Vol. 1 No. 1 (2022): Volume 1, Issue 1 (2022)
Decolonising Leadership Development: A Systematic Review of Ubuntu-Informed Executive Coaching for Women in South African Corporations, 2010–2024
Abstract
This systematic review critically examines the decolonisation of leadership development to address the persistent underrepresentation of women in South African corporate leadership. It interrogates the efficacy of Ubuntu-informed executive coaching programmes for women within this context, covering literature from 2010 to 2024. The primary objective is to evaluate how integrating the African humanist philosophy of Ubuntu—with its emphasis on interconnectedness, communalism, and collective growth—into coaching frameworks challenges Western-centric, individualistic models and fosters more authentic leadership pathways for women.
The review employs a rigorous systematic methodology, following PRISMA guidelines. A comprehensive search of academic databases and grey literature was conducted using predefined search strings. Studies were screened against explicit inclusion criteria, with data extracted using a standardised template and synthesised via thematic analysis.

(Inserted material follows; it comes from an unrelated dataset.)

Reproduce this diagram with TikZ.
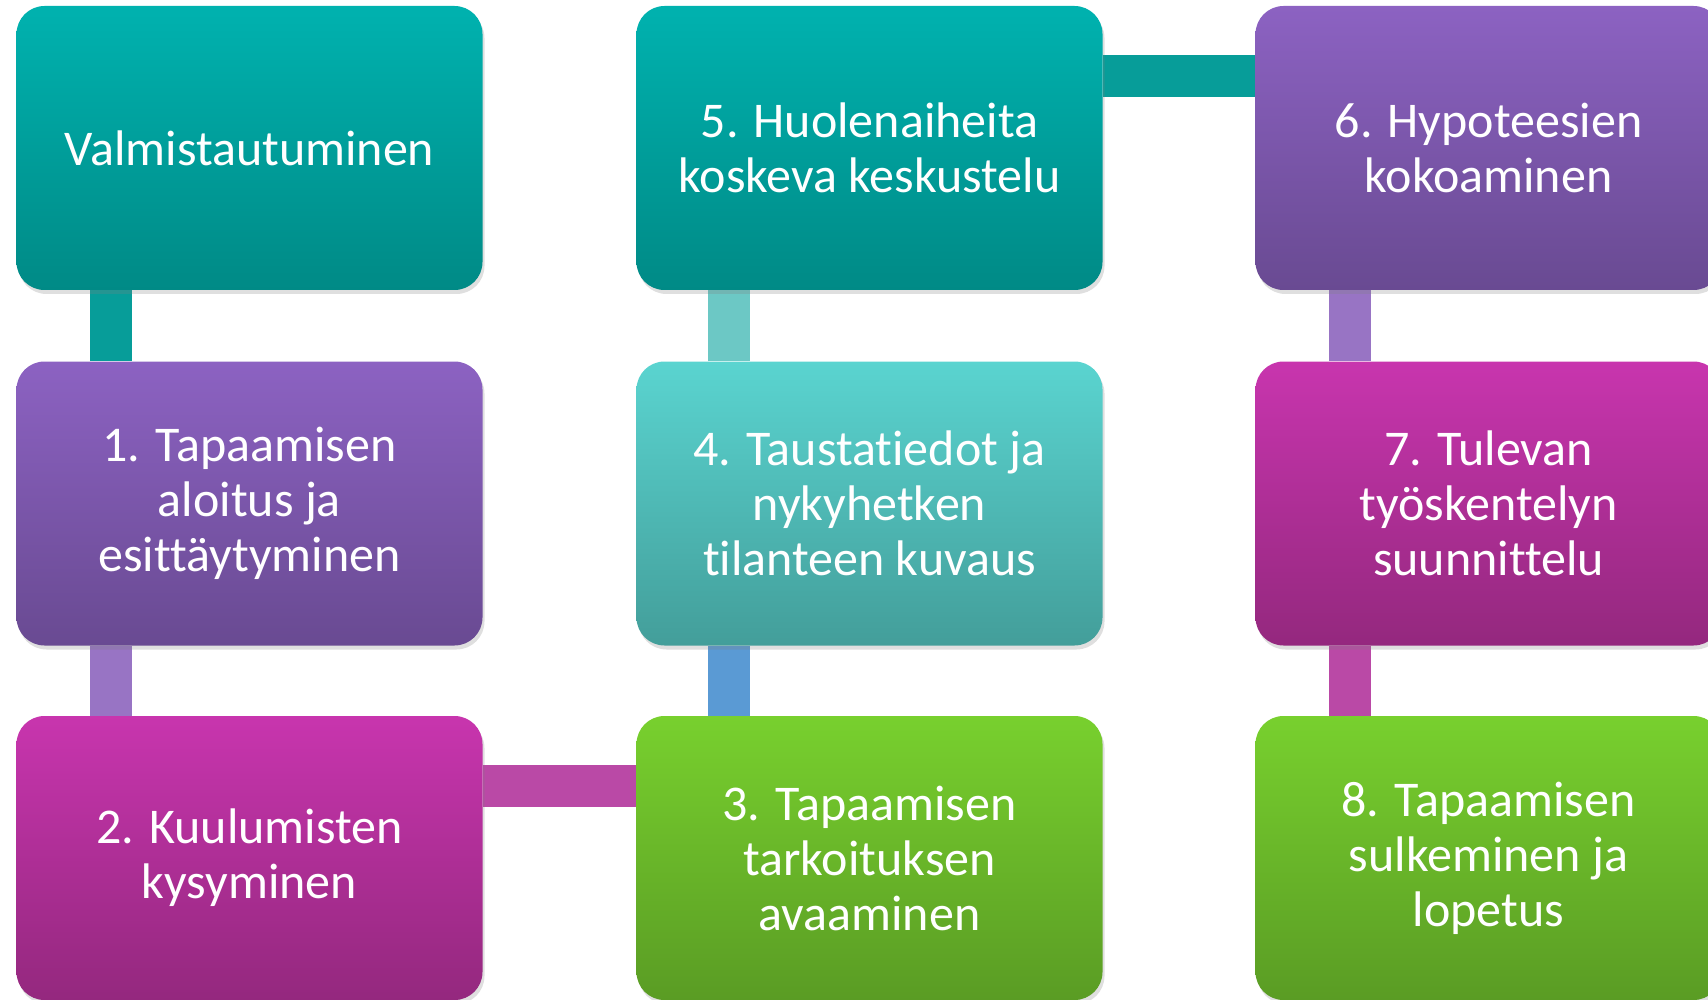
\documentclass[tikz,border=0pt]{standalone}
\usepackage{fontspec}
\setmainfont{Carlito}[Ligatures={NoCommon}]
\usetikzlibrary{shadows,backgrounds}
\definecolor{tealT}{HTML}{00B2AF}
\definecolor{tealB}{HTML}{008A86}
\definecolor{purpT}{HTML}{8C62C2}
\definecolor{purpB}{HTML}{694A92}
\definecolor{magT}{HTML}{C835AE}
\definecolor{magB}{HTML}{94287E}
\definecolor{grnT}{HTML}{78D02E}
\definecolor{grnB}{HTML}{5A9C24}
\definecolor{ltT}{HTML}{5AD4D0}
\definecolor{ltB}{HTML}{439E9A}
\definecolor{cTeal}{HTML}{079D99}
\definecolor{cLav}{HTML}{9874C4}
\definecolor{cMag}{HTML}{BA49A6}
\definecolor{cBlue}{HTML}{5A9AD4}
\definecolor{cLt}{HTML}{6CC8C5}
\tikzset{
  box/.style={rounded corners=28pt, minimum width=466pt, minimum height=284pt,
    inner sep=0pt, align=center, text=white,
    font=\fontsize{50}{55}\selectfont,
    drop shadow={opacity=0.25, shadow xshift=2pt, shadow yshift=-4pt}},
  link/.style={line width=42pt, line cap=butt},
}
\begin{document}
\begin{tikzpicture}[x=1pt,y=-1pt]
\useasboundingbox (0,0) rectangle (1708,1000);
\clip (0,0) rectangle (1708,1000);
\node[box, top color=tealT, bottom color=tealB] (v) at (249.5,148) {Valmistautuminen};
\node[box, top color=purpT, bottom color=purpB] (n1) at (249.5,503.5) {1. Tapaamisen\\aloitus ja\\esittäytyminen};
\node[box, top color=magT, bottom color=magB] (n2) at (249.5,858) {2. Kuulumisten\\kysyminen};
\node[box, top color=grnT, bottom color=grnB] (n3) at (869.5,858) {3. Tapaamisen\\tarkoituksen\\avaaminen};
\node[box, top color=ltT, bottom color=ltB] (n4) at (869.5,503.5) {4. Taustatiedot ja\\nykyhetken\\tilanteen kuvaus};
\node[box, top color=tealT, bottom color=tealB] (n5) at (869.5,148) {5. Huolenaiheita\\koskeva keskustelu};
\node[box, top color=purpT, bottom color=purpB] (n6) at (1488.5,148) {6. Hypoteesien\\kokoaminen};
\node[box, top color=magT, bottom color=magB] (n7) at (1488.5,503.5) {7. Tulevan\\työskentelyn\\suunnittelu};
\node[box, top color=grnT, bottom color=grnB] (n8) at (1488.5,858) {8. Tapaamisen\\sulkeminen ja\\lopetus};
\begin{scope}[on background layer]
\draw[link, cTeal] ([xshift=95pt]v.south west) -- ([xshift=95pt]n1.north west);
\draw[link, cLav] ([xshift=95pt]n1.south west) -- ([xshift=95pt]n2.north west);
\draw[link, cMag] ([yshift=-70pt]n2.north east) -- ([yshift=-70pt]n3.north west);
\draw[link, cBlue] ([xshift=93pt]n3.north west) -- ([xshift=93pt]n4.south west);
\draw[link, cLt] ([xshift=93pt]n4.north west) -- ([xshift=93pt]n5.south west);
\draw[link, cTeal] ([yshift=-70pt]n5.north east) -- ([yshift=-70pt]n6.north west);
\draw[link, cLav] ([xshift=95pt]n6.south west) -- ([xshift=95pt]n7.north west);
\draw[link, cMag] ([xshift=95pt]n7.south west) -- ([xshift=95pt]n8.north west);
\end{scope}
\end{tikzpicture}
\end{document}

Key findings indicate that Ubuntu-informed coaching can facilitate a transformative shift, enabling women leaders to integrate communal values with corporate demands, thereby enhancing resilience, ethical decision-making, and relational practice. However, significant impediments are identified, including tokenistic adoption, a lack of standardised evaluation metrics, and organisational cultures resistant to decolonial change. The review concludes that leadership development authentically rooted in indigenous knowledge systems is essential for cultivating contextually relevant leadership. This necessitates a fundamental reimagining of coaching praxis by policymakers, corporate boards, and practitioners to advance gender equity and foster leadership that serves both organisational and societal well-being.